Transformation and modeling costs. Someone needs to design the data model, create materialized views, and maintain them. Either engineering time (self-built) or included in a platform subscription (managed).

Ongoing maintenance. Data pipelines break. Schemas change. New entities need to be added. Budget 2-5 hours per month of technical time if self-managing.

Total cost of ownership for a self-managed data lake: $500-$2,000/month including all costs. Total cost for a platform-managed data lake: $500-$2,000/month (subscription includes everything).

The costs are similar, but the platform approach trades engineering complexity for a subscription fee. For agencies without technical staff, the platform approach is almost always the right choice.

The ROI comes from three sources:

Time savings from automated reporting. Eliminating manual Excel report creation saves 5-15 hours per week. At $30-$50/hour, that is $7,800-$39,000 annually.
Revenue from better decisions. Cross-sell identification, retention improvement, and producer accountability all flow from accessible data. Even modest improvements (2% retention gain, 5% cross-sell increase) typically generate $50K-$200K in annual premium for a mid-size agency.
Reduced errors and compliance risk. Manual data handling introduces errors. Automated pipelines are consistent and auditable.

Most agencies see positive ROI within 3-6 months, with the return accelerating as they add more analytical use cases.

Getting Started: A Practical Roadmap

Week 1: Inventory your data. List every data entity in your AMS that you wish you could analyze more effectively. Prioritize using the tier system above. Identify your top three analytical questions that you cannot answer today.

Week 2: Choose your approach. Decide whether to self-manage or use a managed platform. For most agencies under 50 employees, a managed platform is the right choice.

Week 3: Connect your data. Whether via API, CSV upload, or database connection, get your Tier 1 data (clients, policies, producers) into your data lake. Validate by spot-checking counts and figures against your AMS.
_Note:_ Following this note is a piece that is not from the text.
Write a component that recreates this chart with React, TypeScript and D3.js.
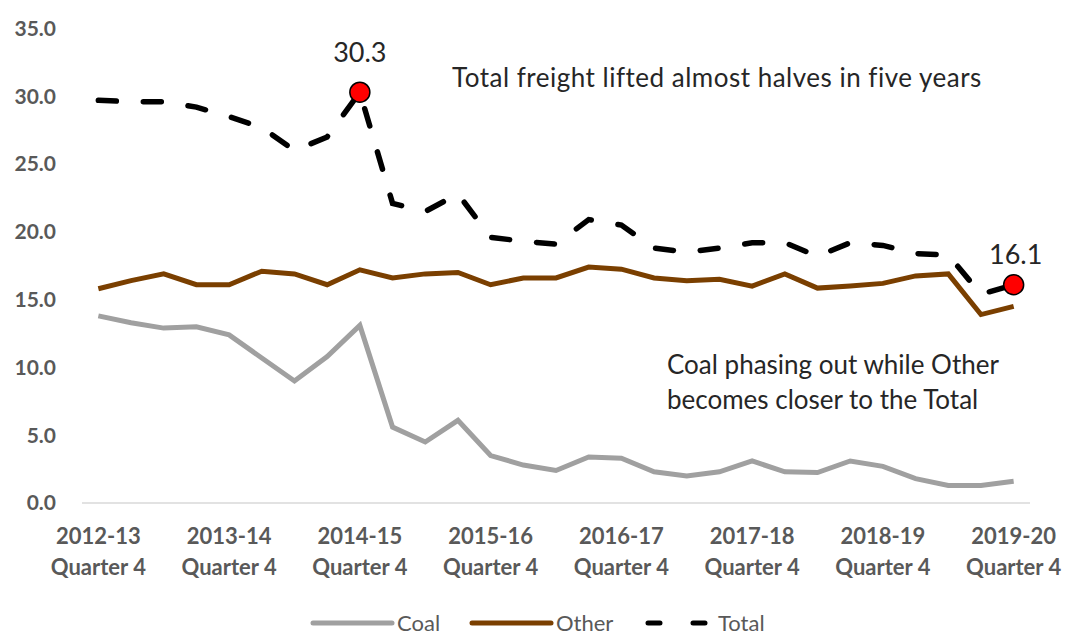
import React, { useRef, useEffect } from "react";
import * as d3 from "d3";

const quarters = [
  "2012-13 Q4",
  "2013-14 Q1", "2013-14 Q2", "2013-14 Q3", "2013-14 Q4",
  "2014-15 Q1", "2014-15 Q2", "2014-15 Q3", "2014-15 Q4",
  "2015-16 Q1", "2015-16 Q2", "2015-16 Q3", "2015-16 Q4",
  "2016-17 Q1", "2016-17 Q2", "2016-17 Q3", "2016-17 Q4",
  "2017-18 Q1", "2017-18 Q2", "2017-18 Q3", "2017-18 Q4",
  "2018-19 Q1", "2018-19 Q2", "2018-19 Q3", "2018-19 Q4",
  "2019-20 Q1", "2019-20 Q2", "2019-20 Q3", "2019-20 Q4",
];

// million tonnes
const coal = [
  13.8, 13.3, 12.9, 13.0, 12.4, 10.7, 9.0, 10.8, 13.1, 5.6, 4.5, 6.1, 3.5, 2.8, 2.4,
  3.4, 3.3, 2.3, 2.0, 2.3, 3.1, 2.3, 2.25, 3.1, 2.7, 1.8, 1.3, 1.3, 1.6,
];
const other = [
  15.8, 16.4, 16.9, 16.1, 16.1, 17.1, 16.9, 16.1, 17.2, 16.6, 16.9, 17.0, 16.1, 16.6, 16.6,
  17.4, 17.25, 16.6, 16.4, 16.5, 16.0, 16.9, 15.85, 16.0, 16.2, 16.75, 16.9, 13.9, 14.5,
];
const total = [
  29.7, 29.6, 29.6, 29.2, 28.5, 27.7, 26.0, 27.0, 30.3, 22.1, 21.5, 22.8, 19.6, 19.3, 19.1,
  20.9, 20.5, 18.8, 18.5, 18.8, 19.2, 19.2, 18.2, 19.2, 19.0, 18.4, 18.3, 15.4, 16.1,
];

const yTicks = [0, 5, 10, 15, 20, 25, 30, 35];
const labelIdx = [0, 4, 8, 12, 16, 20, 24, 28];
const highlighted = [8, 28];

const width = 1068;
const height = 636;
const font = "Lato, 'Open Sans', sans-serif";

const App = () => {
  const ref = useRef(null);

  useEffect(() => {
    const svg = d3.select(ref.current);
    svg.selectAll("*").remove();

    const x = d3.scalePoint().domain(quarters).range([82, 1030]).padding(0.5);
    const y = d3.scaleLinear().domain([0, 35]).range([503, 28.5]);

    // baseline
    svg
      .append("line")
      .attr("x1", 82)
      .attr("x2", 1030)
      .attr("y1", y(0))
      .attr("y2", y(0))
      .attr("stroke", "#d9d9d9")
      .attr("stroke-width", 1.5);

    // y labels
    svg
      .append("g")
      .selectAll("text")
      .data(yTicks)
      .enter()
      .append("text")
      .attr("x", 56)
      .attr("y", (d) => y(d))
      .attr("dy", "0.35em")
      .attr("text-anchor", "end")
      .attr("font-family", font)
      .attr("font-weight", "bold")
      .attr("font-size", 21)
      .attr("fill", "#595959")
      .text((d) => d3.format(".1f")(d));

    // x labels
    const xl = svg
      .append("g")
      .selectAll("text")
      .data(labelIdx)
      .enter()
      .append("text")
      .attr("text-anchor", "middle")
      .attr("font-family", font)
      .attr("font-weight", "bold")
      .attr("font-size", 22)
      .attr("fill", "#595959");
    xl.append("tspan")
      .attr("x", (i) => x(quarters[i]))
      .attr("y", 544)
      .text((i) => quarters[i].split(" ")[0]);
    xl.append("tspan")
      .attr("x", (i) => x(quarters[i]))
      .attr("y", 575)
      .text("Quarter 4");

    const line = d3
      .line()
      .x((d, i) => x(quarters[i]))
      .y((d) => y(d));

    svg
      .append("path")
      .datum(coal)
      .attr("d", line)
      .attr("fill", "none")
      .attr("stroke", "#a0a0a0")
      .attr("stroke-width", 5);
    svg
      .append("path")
      .datum(other)
      .attr("d", line)
      .attr("fill", "none")
      .attr("stroke", "#7a3f00")
      .attr("stroke-width", 5);
    svg
      .append("path")
      .datum(total)
      .attr("d", line)
      .attr("fill", "none")
      .attr("stroke", "#000")
      .attr("stroke-width", 5.5)
      .attr("stroke-linecap", "round")
      .attr("stroke-dasharray", "18 27");

    svg
      .selectAll(".dot")
      .data(highlighted)
      .enter()
      .append("circle")
      .attr("cx", (i) => x(quarters[i]))
      .attr("cy", (i) => y(total[i]))
      .attr("r", 10)
      .attr("fill", "#ff0000")
      .attr("stroke", "#000")
      .attr("stroke-width", 1.5);
    svg
      .selectAll(".dotlabel")
      .data(highlighted)
      .enter()
      .append("text")
      .attr("x", (i) => x(quarters[i]) + (i === 28 ? 2 : 0))
      .attr("y", (i) => y(total[i]) - (i === 28 ? 21 : 30))
      .attr("text-anchor", "middle")
      .attr("font-family", font)
      .attr("font-size", 27)
      .attr("fill", "#262626")
      .text((i) => total[i].toFixed(1));

    // annotations
    const note = svg
      .append("g")
      .attr("font-family", font)
      .attr("font-size", 26)
      .attr("fill", "#262626");
    note
      .append("text")
      .attr("x", 452)
      .attr("y", 87)
      .attr("letter-spacing", 0.5)
      .text("Total freight lifted almost halves in five years");
    note.append("text").attr("x", 667).attr("y", 374).text("Coal phasing out while Other");
    note.append("text").attr("x", 667).attr("y", 409).text("becomes closer to the Total");

    // legend
    const legend = [
      { name: "Coal", color: "#a0a0a0", dash: null, x: 313 },
      { name: "Other", color: "#7a3f00", dash: null, x: 472 },
      { name: "Total", color: "#000", dash: "12 33", x: 648 },
    ];
    const lg = svg
      .append("g")
      .selectAll("g")
      .data(legend)
      .enter()
      .append("g")
      .attr("transform", (d) => `translate(${d.x},623)`);
    lg.append("line")
      .attr("x1", 0)
      .attr("x2", (d) => (d.dash ? 60 : 79))
      .attr("stroke", (d) => d.color)
      .attr("stroke-width", 5)
      .attr("stroke-linecap", "round")
      .attr("stroke-dasharray", (d) => d.dash);
    lg.append("text")
      .attr("x", (d) => (d.dash ? 70 : 84))
      .attr("dy", "0.35em")
      .attr("font-family", font)
      .attr("font-size", 22)
      .attr("fill", "#595959")
      .text((d) => d.name);
  }, []);

  return (
    <svg
      ref={ref}
      width={width}
      height={height}
      style={{ position: "absolute", left: 0, top: 0, background: "#fff" }}
    ></svg>
  );
};

export default App;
Week 4: Build your first dashboards. Start with three: book of business overview, renewal pipeline, and producer scorecard. These three views alone will change how you run your agency.

Months 2-3: Expand and refine. Add Tier 2 data (activities, commissions, contacts). Build retention and cross-sell analytics. Set up automated report delivery.

Months 4-6: Advanced analytics. Layer in predictive models for retention risk and cross-sell scoring. Implement automated alerts. Connect workflows to data triggers.

The Long View

The insurance industry is entering a period of rapid data-driven transformation. Carriers are using AI to underwrite, price, and process claims. Direct writers are using data to target and acquire customers with precision that independent agencies cannot match with spreadsheets and gut feelings.

The independent agency channel will thrive if it leverages its fundamental advantage: deep, long-term client relationships and the data those relationships generate. But that advantage only materializes if the data is accessible, analyzable, and actionable.

A data lake is not a luxury for large brokerages. It is becoming the baseline infrastructure that every independent agency needs to compete effectively. The agencies that build this foundation now will be the ones setting the pace in 2030. The ones that wait will be playing catch-up with tools that their competitors have already mastered.

Your data is already your most valuable asset. A data lake is how you start treating it like one.